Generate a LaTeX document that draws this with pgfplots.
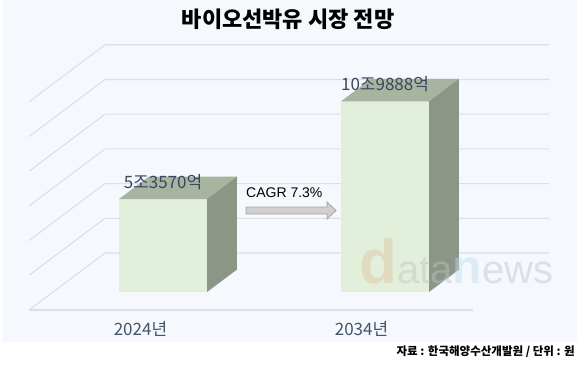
\documentclass[border=0pt]{standalone}
\usepackage{pgfplots}
\pgfplotsset{compat=1.18}
\usepackage{fontspec}
\setmainfont{Noto Sans CJK KR}
\newfontfamily\arialf{Liberation Sans}
\definecolor{panel}{HTML}{F5F8FC}
\definecolor{gridc}{HTML}{DCE0E6}
\definecolor{barfront}{HTML}{E2EFDA}
\definecolor{bartop}{HTML}{A8B4A0}
\definecolor{barside}{HTML}{8C9686}
\definecolor{valc}{HTML}{38475F}
\definecolor{yearc}{HTML}{44546A}
\definecolor{arrowf}{HTML}{D0CECE}
\definecolor{arrowd}{HTML}{A6A6A6}
\definecolor{wmd}{RGB}{222,196,160}
\definecolor{wmg}{RGB}{190,196,202}
\definecolor{wmn}{RGB}{190,220,240}
\begin{document}
\begin{tikzpicture}[x=1pt,y=1pt]
\useasboundingbox (0,-60) rectangle (580,310);
\fill[white] (0,-60) rectangle (580,310);
\fill[panel] (2,-32) rectangle (577,310);
\begin{axis}[at={(0,0)}, anchor=origin,
  x={(1pt,0pt)}, y={(76pt,57pt)}, z={(0pt,17.35pt)},
  xmin=0, xmax=473, ymin=0, ymax=1, zmin=0, zmax=12,
  hide axis, clip=false]
% grid: back wall and left wall
\pgfplotsinvokeforeach{0,2,4,6,8,10,12}{
  \addplot3[gridc, line width=1.1pt, mark=none] coordinates {(473,1,#1) (29,1,#1) (29,0,#1)};
}
\addplot3[gridc, line width=1.1pt, mark=none] coordinates {(29,0,0) (473,0,0)};
% bar 2024
\addplot3[fill=barfront, draw=none, mark=none] coordinates {(95,0.316,0) (183,0.316,0) (183,0.316,5.357) (95,0.316,5.357)};
\addplot3[fill=bartop, draw=none, mark=none] coordinates {(95,0.316,5.357) (183,0.316,5.357) (183,0.71,5.357) (95,0.71,5.357)};
\addplot3[fill=barside, draw=none, mark=none] coordinates {(183,0.316,0) (183,0.71,0) (183,0.71,5.357) (183,0.316,5.357)};
% bar 2034
\addplot3[fill=barfront, draw=none, mark=none] coordinates {(317,0.316,0) (405,0.316,0) (405,0.316,10.9888) (317,0.316,10.9888)};
\addplot3[fill=bartop, draw=none, mark=none] coordinates {(317,0.316,10.9888) (405,0.316,10.9888) (405,0.71,10.9888) (317,0.71,10.9888)};
\addplot3[fill=barside, draw=none, mark=none] coordinates {(405,0.316,0) (405,0.71,0) (405,0.71,10.9888) (405,0.316,10.9888)};
% value labels
\node[text=valc, font=\fontsize{17}{20}\selectfont, anchor=center, yshift=17pt, inner sep=0pt] at (axis cs:139,0.316,5.357) {5조3570억};
\node[text=valc, font=\fontsize{17}{20}\selectfont, anchor=center, yshift=17pt, inner sep=0pt] at (axis cs:361,0.316,10.9888) {10조9888억};
\end{axis}
% watermark
\node[anchor=base west, inner sep=0pt, opacity=0.45] at (359,27) {\arialf{\color{wmd}\bfseries\fontsize{62}{66}\selectfont d}{\color{wmg}\fontsize{40}{44}\selectfont ata}{\color{wmn}\bfseries\fontsize{48}{52}\selectfont n}{\color{wmg}\fontsize{40}{44}\selectfont ews}};
% CAGR arrow
\filldraw[fill=arrowf, draw=arrowd, line width=0.8pt] (246,96) -- (327,96) -- (327,91) -- (336,99.5) -- (327,108) -- (327,103) -- (246,103) -- cycle;
\node[anchor=west, inner sep=0pt, font=\arialf\fontsize{14}{16}\selectfont] at (246,117) {CAGR 7.3\%};
% title
\node[font=\bfseries\fontsize{22}{26}\selectfont, inner sep=0pt] at (288,291) {바이오선박유 시장 전망};
% year labels
\node[text=yearc, font=\fontsize{17}{20}\selectfont, inner sep=0pt] at (140.5,-18.5) {2024년};
\node[text=yearc, font=\fontsize{17}{20}\selectfont, inner sep=0pt] at (361.5,-18.5) {2034년};
% source
\node[anchor=east, font=\bfseries\fontsize{11.5}{13}\selectfont, inner sep=0pt] at (575,-42) {자료 : 한국해양수산개발원 / 단위 : 원};
\end{tikzpicture}
\end{document}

====================

§ Directions for this task: Quote the data above in full and without alteration; skip the pictures.

§ Task answer:
Generate a LaTeX document that draws this with pgfplots.
\documentclass[border=0pt]{standalone}
\usepackage{pgfplots}
\pgfplotsset{compat=1.18}
\usepackage{fontspec}
\setmainfont{Noto Sans CJK KR}
\newfontfamily\arialf{Liberation Sans}
\definecolor{panel}{HTML}{F5F8FC}
\definecolor{gridc}{HTML}{DCE0E6}
\definecolor{barfront}{HTML}{E2EFDA}
\definecolor{bartop}{HTML}{A8B4A0}
\definecolor{barside}{HTML}{8C9686}
\definecolor{valc}{HTML}{38475F}
\definecolor{yearc}{HTML}{44546A}
\definecolor{arrowf}{HTML}{D0CECE}
\definecolor{arrowd}{HTML}{A6A6A6}
\definecolor{wmd}{RGB}{222,196,160}
\definecolor{wmg}{RGB}{190,196,202}
\definecolor{wmn}{RGB}{190,220,240}
\begin{document}
\begin{tikzpicture}[x=1pt,y=1pt]
\useasboundingbox (0,-60) rectangle (580,310);
\fill[white] (0,-60) rectangle (580,310);
\fill[panel] (2,-32) rectangle (577,310);
\begin{axis}[at={(0,0)}, anchor=origin,
  x={(1pt,0pt)}, y={(76pt,57pt)}, z={(0pt,17.35pt)},
  xmin=0, xmax=473, ymin=0, ymax=1, zmin=0, zmax=12,
  hide axis, clip=false]
% grid: back wall and left wall
\pgfplotsinvokeforeach{0,2,4,6,8,10,12}{
  \addplot3[gridc, line width=1.1pt, mark=none] coordinates {(473,1,#1) (29,1,#1) (29,0,#1)};
}
\addplot3[gridc, line width=1.1pt, mark=none] coordinates {(29,0,0) (473,0,0)};
% bar 2024
\addplot3[fill=barfront, draw=none, mark=none] coordinates {(95,0.316,0) (183,0.316,0) (183,0.316,5.357) (95,0.316,5.357)};
\addplot3[fill=bartop, draw=none, mark=none] coordinates {(95,0.316,5.357) (183,0.316,5.357) (183,0.71,5.357) (95,0.71,5.357)};
\addplot3[fill=barside, draw=none, mark=none] coordinates {(183,0.316,0) (183,0.71,0) (183,0.71,5.357) (183,0.316,5.357)};
% bar 2034
\addplot3[fill=barfront, draw=none, mark=none] coordinates {(317,0.316,0) (405,0.316,0) (405,0.316,10.9888) (317,0.316,10.9888)};
\addplot3[fill=bartop, draw=none, mark=none] coordinates {(317,0.316,10.9888) (405,0.316,10.9888) (405,0.71,10.9888) (317,0.71,10.9888)};
\addplot3[fill=barside, draw=none, mark=none] coordinates {(405,0.316,0) (405,0.71,0) (405,0.71,10.9888) (405,0.316,10.9888)};
% value labels
\node[text=valc, font=\fontsize{17}{20}\selectfont, anchor=center, yshift=17pt, inner sep=0pt] at (axis cs:139,0.316,5.357) {5조3570억};
\node[text=valc, font=\fontsize{17}{20}\selectfont, anchor=center, yshift=17pt, inner sep=0pt] at (axis cs:361,0.316,10.9888) {10조9888억};
\end{axis}
% watermark
\node[anchor=base west, inner sep=0pt, opacity=0.45] at (359,27) {\arialf{\color{wmd}\bfseries\fontsize{62}{66}\selectfont d}{\color{wmg}\fontsize{40}{44}\selectfont ata}{\color{wmn}\bfseries\fontsize{48}{52}\selectfont n}{\color{wmg}\fontsize{40}{44}\selectfont ews}};
% CAGR arrow
\filldraw[fill=arrowf, draw=arrowd, line width=0.8pt] (246,96) -- (327,96) -- (327,91) -- (336,99.5) -- (327,108) -- (327,103) -- (246,103) -- cycle;
\node[anchor=west, inner sep=0pt, font=\arialf\fontsize{14}{16}\selectfont] at (246,117) {CAGR 7.3\%};
% title
\node[font=\bfseries\fontsize{22}{26}\selectfont, inner sep=0pt] at (288,291) {바이오선박유 시장 전망};
% year labels
\node[text=yearc, font=\fontsize{17}{20}\selectfont, inner sep=0pt] at (140.5,-18.5) {2024년};
\node[text=yearc, font=\fontsize{17}{20}\selectfont, inner sep=0pt] at (361.5,-18.5) {2034년};
% source
\node[anchor=east, font=\bfseries\fontsize{11.5}{13}\selectfont, inner sep=0pt] at (575,-42) {자료 : 한국해양수산개발원 / 단위 : 원};
\end{tikzpicture}
\end{document}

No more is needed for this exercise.